How enraged is Julie?

A gun was too swift, too merciful. I wanted a sword to slit her end to end, and then, with a hundred more cuts, dice her body into small pieces and leave the bloodied, quivering remains of skin, muscle and soulless guts on her front lawn, arranged in a gruesome scarlet letter.
I couldn’t kill Henry anymore, since he was, conveniently enough, dead
.

The “betrayal” section starts around page 90. Anyone think we’ll get to “renewal” soon?  No way — Julie has too much to discover. And then confront, because she tracks down every lover and confronts her. [To buy the paperback from Amazon, click here. For the Kindle edition, click here. To read a Q&A with the author –“The irony is that I’m quiet and shy” — click here.]
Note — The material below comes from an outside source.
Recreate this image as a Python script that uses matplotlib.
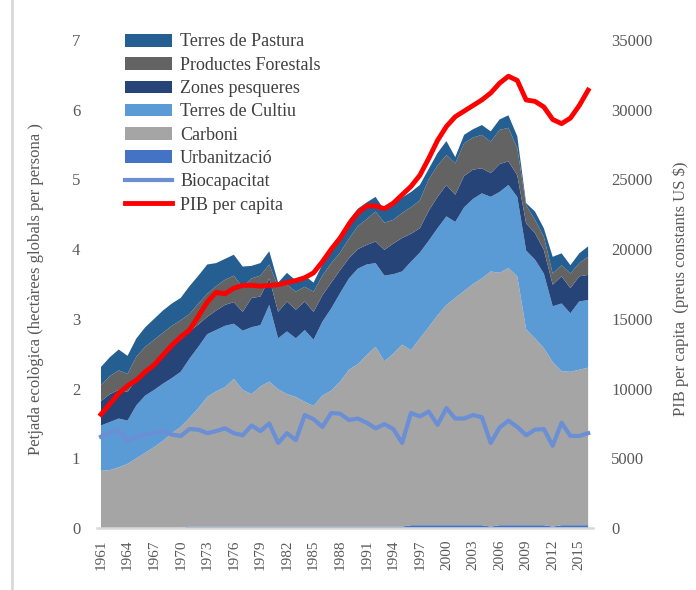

Here is where I started talking back to the book. With the exception of Cathy, I find the other women largely blameless. Oh, they knew Henry was married. But a lot of women know their lovers are married; they’re not necessarily hoping to turn affairs into marriages. As Helen Gurley Brown once wrote about the “wronged” wife, “She’s got a problem, but you [the mistress] aren’t it.” Julie Metz’s real target, it seems to me, is her late husband.

She does spend many pages railing at the man who betrayed and manipulated her. But before it burns itself out, rage feeds on itself — Julie has time, energy and anger enough to pick every scab with Henry’s lovers. She finds the process worthwhile, for she comes to feel that her husband’s shame and guilt over his secret life might have had something to do with his death.

“Perfection” is an addictive book — don’t start it if you need to do anything for a few hours. Metz holds nothing back; she’s a wailing widow, and an eloquent one. But with each smarmy revelation, I flashed on her young daughter. And I recalled a review I read decades ago about “Heartburn,” Nora Ephron’s thinly disguised novel about her marriage to the notoriously unfaithful journalist Carl Bernstein. That duo had two small sons when “Heartburn” became a bestseller and, later, a Mike Nichols movie. “What Carl did was stupid,” the reviewer concluded. “What Nora did was child abuse.”

I don’t think “Perfection” sacrifices an innocent child in order for the wronged mother to heal because Metz deals directly with this question in the book. And I cheered when Mr. Renewal shows up — the guy’s a saint. Mostly, though, Henry’s e-mails and diary entries and Julie’s conversations with his lovers had me reeling.

Like every new book I read, “Perfection” gives me fifty pages more than I needed. Metz has some Deep Thoughts about fidelity and gender, and she finds an expert who’s willing to engage with her, and she shares it all. I wouldn’t miss them if they vanished. And the book ends with a dream. I like to think her editor begged her to reconsider, but was overruled. Note to memoirists: Spare us your dreams.

But these are quibbles. “Perfection” takes us — deep — into a train wreck of a marriage and the long climb out. I couldn’t look away.